Accessing State Standards

State Standards

Providing high-quality, rigorous education opportunities equips students with the skills necessary to prepare for employment and independence. State standards have been established to help do just that!

The overall goal of state standards within education is to provide a clear, consistent learning framework so that students across the board can be successful in their education and beyond.

State standards vary across the United States. Many states, as well as Washington D.C., the four territories and the Department of Defense Education Activity, have adopted the Common Core Standards. Other states create and update their own versions. All state standards can be accessed via your state’s Department of Education website.

For students with the most significant cognitive learning disabilities, the Every Student Success Act (ESSA) permits 1 percent of all students assessed to participate in the Alternate Assessment aligned with Alternate Academic Achievement Standards (AA-AAAS).
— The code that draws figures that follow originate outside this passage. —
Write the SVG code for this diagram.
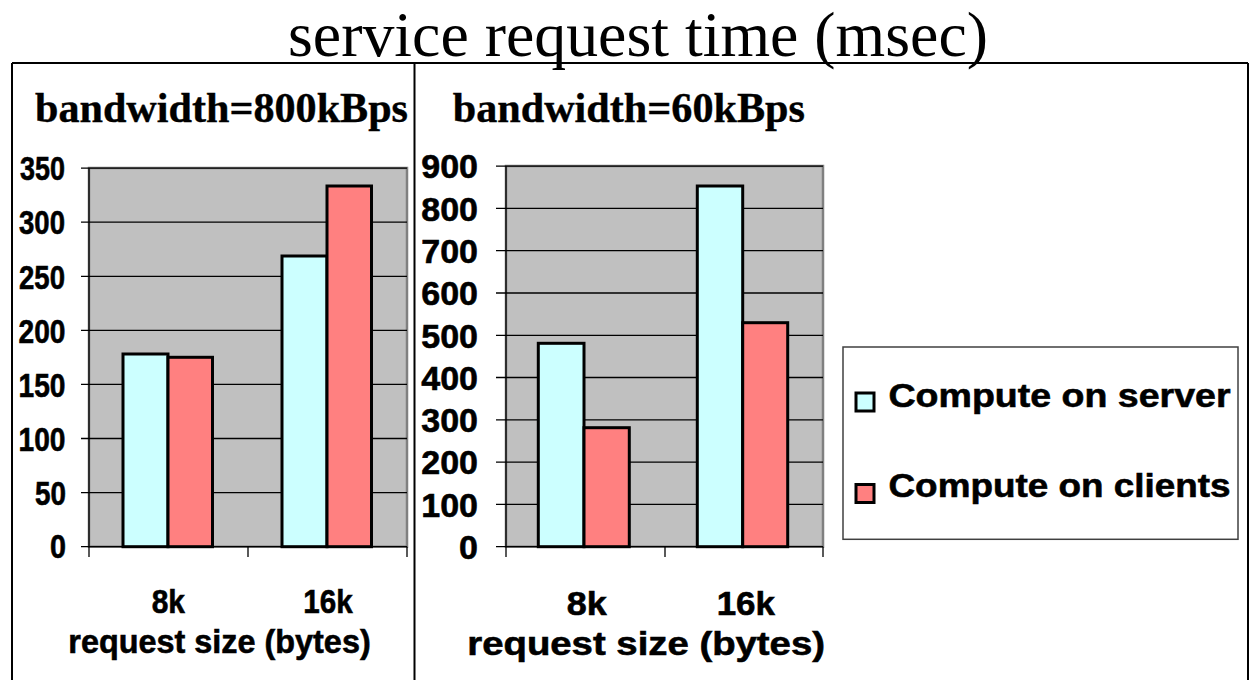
<svg xmlns="http://www.w3.org/2000/svg" width="1254" height="680" viewBox="0 0 1254 680">
  <style>
    .title { font-family: "Liberation Serif", "Times New Roman", serif; font-size: 63px; fill: #000; }
    .sub { font-family: "Liberation Serif", "Times New Roman", serif; font-size: 43px; font-weight: bold; fill: #000; stroke: #000; stroke-width: 0.4; }
    .lbl { font-family: "Liberation Sans", Arial, sans-serif; font-size: 34px; font-weight: bold; fill: #000; stroke: #000; stroke-width: 0.6; }
    .leg { font-family: "Liberation Sans", Arial, sans-serif; font-size: 34px; font-weight: bold; fill: #000; stroke: #000; stroke-width: 0.6; }
    .frame { stroke: #000; stroke-width: 2; fill: none; }
    .plot { fill: #C0C0C0; stroke: #808080; stroke-width: 2.5; }
    .grid { stroke: #000; stroke-width: 1.3; }
    .axis { stroke: #000; stroke-width: 1.3; fill: none; }
    .server { fill: #CCFFFF; stroke: #000; stroke-width: 3; }
    .client { fill: #FF8080; stroke: #000; stroke-width: 3; }
  </style>

  <rect x="0" y="0" width="1254" height="680" fill="#fff"/>

  <!-- page title -->
  <text class="title" x="288" y="56" textLength="700" lengthAdjust="spacingAndGlyphs">service request time (msec)</text>

  <!-- outer frame and divider -->
  <g id="frame">
    <line class="frame" x1="12" y1="63" x2="1248" y2="63"/>
    <line class="frame" x1="12" y1="63" x2="12" y2="680"/>
    <line class="frame" x1="414.5" y1="63" x2="414.5" y2="680"/>
    <line class="frame" x1="1248" y1="63" x2="1248" y2="680"/>
  </g>

  <!-- chart: bandwidth = 800 kBps -->
  <g id="chart-800">
    <text class="sub" x="35" y="121.7" textLength="373" lengthAdjust="spacingAndGlyphs">bandwidth=800kBps</text>
    <rect class="plot" x="89" y="168" width="318" height="378.7"/>
    <g id="grid-800">
      <line class="grid" x1="81" y1="168.1" x2="407" y2="168.1"/>
      <line class="grid" x1="81" y1="222.2" x2="407" y2="222.2"/>
      <line class="grid" x1="81" y1="276.3" x2="407" y2="276.3"/>
      <line class="grid" x1="81" y1="330.4" x2="407" y2="330.4"/>
      <line class="grid" x1="81" y1="384.4" x2="407" y2="384.4"/>
      <line class="grid" x1="81" y1="438.5" x2="407" y2="438.5"/>
      <line class="grid" x1="81" y1="492.6" x2="407" y2="492.6"/>
    </g>
    <g id="bars-800">
      <rect class="server" x="123" y="354" width="45" height="192.7"/>
      <rect class="client" x="168" y="357.3" width="44.5" height="189.4"/>
      <rect class="server" x="282" y="256" width="45" height="290.7"/>
      <rect class="client" x="327" y="186" width="44.5" height="360.7"/>
    </g>
    <g id="axes-800">
      <line class="axis" x1="89" y1="168" x2="89" y2="557"/>
      <line class="axis" x1="81" y1="546.7" x2="407" y2="546.7"/>
      <line class="axis" x1="248" y1="546.7" x2="248" y2="557"/>
      <line class="axis" x1="407" y1="546.7" x2="407" y2="557"/>
    </g>
    <g id="ylabels-800">
      <text class="lbl" x="20" y="180.3" textLength="45" lengthAdjust="spacingAndGlyphs">350</text>
      <text class="lbl" x="19" y="234.4" textLength="46" lengthAdjust="spacingAndGlyphs">300</text>
      <text class="lbl" x="19" y="288.5" textLength="46" lengthAdjust="spacingAndGlyphs">250</text>
      <text class="lbl" x="18.5" y="342.6" textLength="47" lengthAdjust="spacingAndGlyphs">200</text>
      <text class="lbl" x="18.5" y="396.6" textLength="47" lengthAdjust="spacingAndGlyphs">150</text>
      <text class="lbl" x="18.5" y="450.7" textLength="47" lengthAdjust="spacingAndGlyphs">100</text>
      <text class="lbl" x="35" y="504.8" textLength="31" lengthAdjust="spacingAndGlyphs">50</text>
      <text class="lbl" x="50" y="558" textLength="16" lengthAdjust="spacingAndGlyphs">0</text>
    </g>
    <g id="xlabels-800">
      <text class="lbl" x="151.7" y="613.3" textLength="33.3" lengthAdjust="spacingAndGlyphs">8k</text>
      <text class="lbl" x="303.3" y="613.3" textLength="49.4" lengthAdjust="spacingAndGlyphs">16k</text>
      <text class="lbl" x="68.3" y="653.3" textLength="302.4" lengthAdjust="spacingAndGlyphs">request size (bytes)</text>
    </g>
  </g>

  <!-- chart: bandwidth = 60 kBps -->
  <g id="chart-60">
    <text class="sub" x="452.7" y="121.7" textLength="352.3" lengthAdjust="spacingAndGlyphs">bandwidth=60kBps</text>
    <rect class="plot" x="506" y="166" width="317" height="380.7"/>
    <g id="grid-60">
      <line class="grid" x1="496" y1="166.1" x2="823" y2="166.1"/>
      <line class="grid" x1="496" y1="208.4" x2="823" y2="208.4"/>
      <line class="grid" x1="496" y1="250.7" x2="823" y2="250.7"/>
      <line class="grid" x1="496" y1="293" x2="823" y2="293"/>
      <line class="grid" x1="496" y1="335.3" x2="823" y2="335.3"/>
      <line class="grid" x1="496" y1="377.5" x2="823" y2="377.5"/>
      <line class="grid" x1="496" y1="419.8" x2="823" y2="419.8"/>
      <line class="grid" x1="496" y1="462.1" x2="823" y2="462.1"/>
      <line class="grid" x1="496" y1="504.4" x2="823" y2="504.4"/>
    </g>
    <g id="bars-60">
      <rect class="server" x="538.3" y="343.3" width="45.7" height="203.4"/>
      <rect class="client" x="584" y="427.7" width="45.3" height="119"/>
      <rect class="server" x="697.3" y="186" width="45.4" height="360.7"/>
      <rect class="client" x="742.7" y="322.7" width="45" height="224"/>
    </g>
    <g id="axes-60">
      <line class="axis" x1="506" y1="166" x2="506" y2="557"/>
      <line class="axis" x1="496" y1="546.7" x2="823" y2="546.7"/>
      <line class="axis" x1="665" y1="546.7" x2="665" y2="557"/>
      <line class="axis" x1="823" y1="546.7" x2="823" y2="557"/>
    </g>
    <g id="ylabels-60" text-anchor="end">
      <text class="lbl" x="478" y="178.3">900</text>
      <text class="lbl" x="478" y="220.6">800</text>
      <text class="lbl" x="478" y="262.9">700</text>
      <text class="lbl" x="478" y="305.2">600</text>
      <text class="lbl" x="478" y="347.5">500</text>
      <text class="lbl" x="478" y="389.7">400</text>
      <text class="lbl" x="478" y="432">300</text>
      <text class="lbl" x="478" y="474.3">200</text>
      <text class="lbl" x="478" y="516.6">100</text>
      <text class="lbl" x="478" y="558.8">0</text>
    </g>
    <g id="xlabels-60">
      <text class="lbl" x="566.7" y="615" textLength="40" lengthAdjust="spacingAndGlyphs">8k</text>
      <text class="lbl" x="716.7" y="615" textLength="58.3" lengthAdjust="spacingAndGlyphs">16k</text>
      <text class="lbl" x="467.3" y="655" textLength="357.7" lengthAdjust="spacingAndGlyphs">request size (bytes)</text>
    </g>
  </g>

  <!-- legend -->
  <g id="legend">
    <rect x="843" y="347" width="395" height="192.3" fill="#fff" stroke="#404040" stroke-width="1.5"/>
    <g id="legend-server">
      <rect class="server" x="856" y="393" width="18" height="18" stroke-width="2.5"/>
      <text class="leg" x="888.5" y="406.7" textLength="342" lengthAdjust="spacingAndGlyphs">Compute on server</text>
    </g>
    <g id="legend-client">
      <rect class="client" x="856" y="484.5" width="18" height="18" stroke-width="2.5"/>
      <text class="leg" x="888.5" y="496.7" textLength="342" lengthAdjust="spacingAndGlyphs">Compute on clients</text>
    </g>
  </g>
</svg>
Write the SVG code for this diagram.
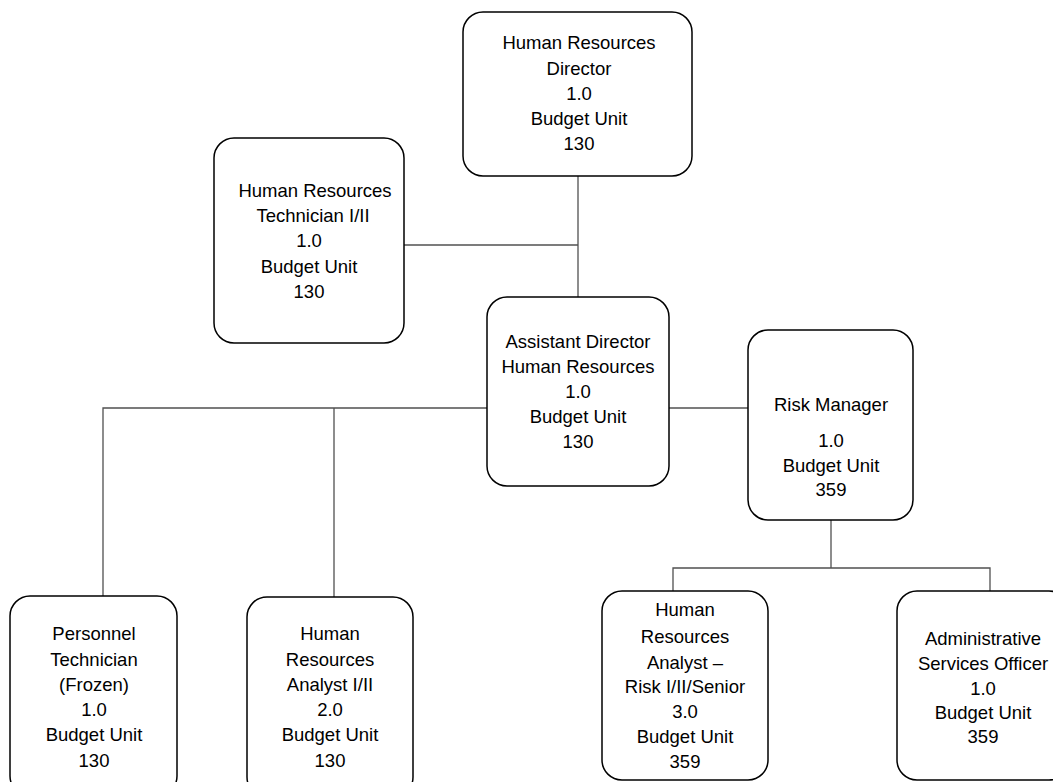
<svg xmlns="http://www.w3.org/2000/svg" width="1053" height="782" viewBox="0 0 1053 782">
  <style>
    .box { fill: #ffffff; stroke: #000000; stroke-width: 1.5; }
    .link { fill: none; stroke: #505050; stroke-width: 1.3; }
    text { font-family: "Liberation Sans", Arial, sans-serif; font-size: 18.5px; fill: #000000; text-anchor: middle; }
  </style>
  <rect width="1053" height="782" fill="#ffffff"/>

  <!-- reporting lines -->
  <g id="connectors">
    <path class="link" d="M578 176 V297"/>
    <path class="link" d="M404 245 H578"/>
    <path class="link" d="M487 408 H103 V596"/>
    <path class="link" d="M334 408 V597"/>
    <path class="link" d="M669 408 H748"/>
    <path class="link" d="M831 520 V568"/>
    <path class="link" d="M673 591 V568 H990 V591"/>
  </g>

  <g id="hr-director">
    <rect class="box" x="463" y="12" width="229" height="164" rx="20"/>
    <text x="579" y="49">Human Resources</text>
    <text x="579" y="75">Director</text>
    <text x="579" y="100">1.0</text>
    <text x="579" y="125">Budget Unit</text>
    <text x="579" y="150">130</text>
  </g>

  <g id="hr-technician">
    <rect class="box" x="214" y="138" width="190" height="205" rx="20"/>
    <text x="315" y="197">Human Resources</text>
    <text x="313" y="222">Technician I/II</text>
    <text x="309" y="247">1.0</text>
    <text x="309" y="273">Budget Unit</text>
    <text x="309" y="298">130</text>
  </g>

  <g id="assistant-director">
    <rect class="box" x="487" y="297" width="182" height="189" rx="20"/>
    <text x="578" y="348">Assistant Director</text>
    <text x="578" y="373">Human Resources</text>
    <text x="578" y="398">1.0</text>
    <text x="578" y="423">Budget Unit</text>
    <text x="578" y="448">130</text>
  </g>

  <g id="risk-manager">
    <rect class="box" x="748" y="330" width="165" height="190" rx="20"/>
    <text x="831" y="411">Risk Manager</text>
    <text x="831" y="447">1.0</text>
    <text x="831" y="472">Budget Unit</text>
    <text x="831" y="496">359</text>
  </g>

  <g id="personnel-technician">
    <rect class="box" x="10" y="596" width="167" height="200" rx="20"/>
    <text x="94" y="640">Personnel</text>
    <text x="94" y="666">Technician</text>
    <text x="94" y="691">(Frozen)</text>
    <text x="94" y="716">1.0</text>
    <text x="94" y="741">Budget Unit</text>
    <text x="94" y="767">130</text>
  </g>

  <g id="hr-analyst">
    <rect class="box" x="247" y="597" width="166" height="200" rx="20"/>
    <text x="330" y="640">Human</text>
    <text x="330" y="666">Resources</text>
    <text x="330" y="691">Analyst I/II</text>
    <text x="330" y="716">2.0</text>
    <text x="330" y="741">Budget Unit</text>
    <text x="330" y="767">130</text>
  </g>

  <g id="hr-analyst-risk">
    <rect class="box" x="602" y="591" width="166" height="189" rx="20"/>
    <text x="685" y="616">Human</text>
    <text x="685" y="643">Resources</text>
    <text x="685" y="669">Analyst –</text>
    <text x="685" y="693">Risk I/II/Senior</text>
    <text x="685" y="718">3.0</text>
    <text x="685" y="743">Budget Unit</text>
    <text x="685" y="768">359</text>
  </g>

  <g id="admin-services-officer">
    <rect class="box" x="897" y="591" width="172" height="189" rx="20"/>
    <text x="983" y="645">Administrative</text>
    <text x="983" y="670">Services Officer</text>
    <text x="983" y="695">1.0</text>
    <text x="983" y="719">Budget Unit</text>
    <text x="983" y="743">359</text>
  </g>
</svg>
State standards in special education

According to the Individuals with Disabilities Education Act, students with disabilities should be educated in the least restrictive environment. This means students with disabilities should receive their education and services with their typically developing peers as much as possible, as well as have access to the same academic content that is taught within general education classrooms.

All students who receive special education and/or related services are required to receive an individualized education program (IEP), which must outline how the student is provided a free and appropriate education (FAPE) in the least restrictive environment. This includes access to grade-aligned instruction. If a child’s IEP doesn’t align to state standards, it can be considered a violation of FAPE.

Standards-based instruction

In order to provide students with autism spectrum disorder and extensive support needs with access to standards-based instruction, materials and instruction should be modified to meet individual needs via evidence-based practices (EBP).

Some evidence-based practices that have been documented as effective for students with autism spectrum disorder and extensive support needs include but are not limited to:

  • Systematic and explicit instruction: providing well-defined instruction that is planned in a strategic sequence to promote clear understanding and accessibility for all students
  • Time delay: incrementally decreasing the utilization of prompts during instructional learning, while simultaneously utilizing reinforcement
  • Prompting: offering cues to assist students with learning desired skills or behaviors
  • Reinforcement: a fundamental concept in Applied Behavior Analysis (ABA) that increases the future likelihood of a behavior occurring.
Everyone can learn 

The principle of the least dangerous assumption indicates that educators should believe that all of their students, regardless of ability or disability, are capable of learning. Utilizing this assumption as well as state standards ensures that students with disabilities receive the high-quality education they deserve to prepare them for post-school engagements and potential future employment.

After considering these factors and assumptions, we can set up our students with disabilities for academic success, more opportunity and increased independence in and out of the classroom.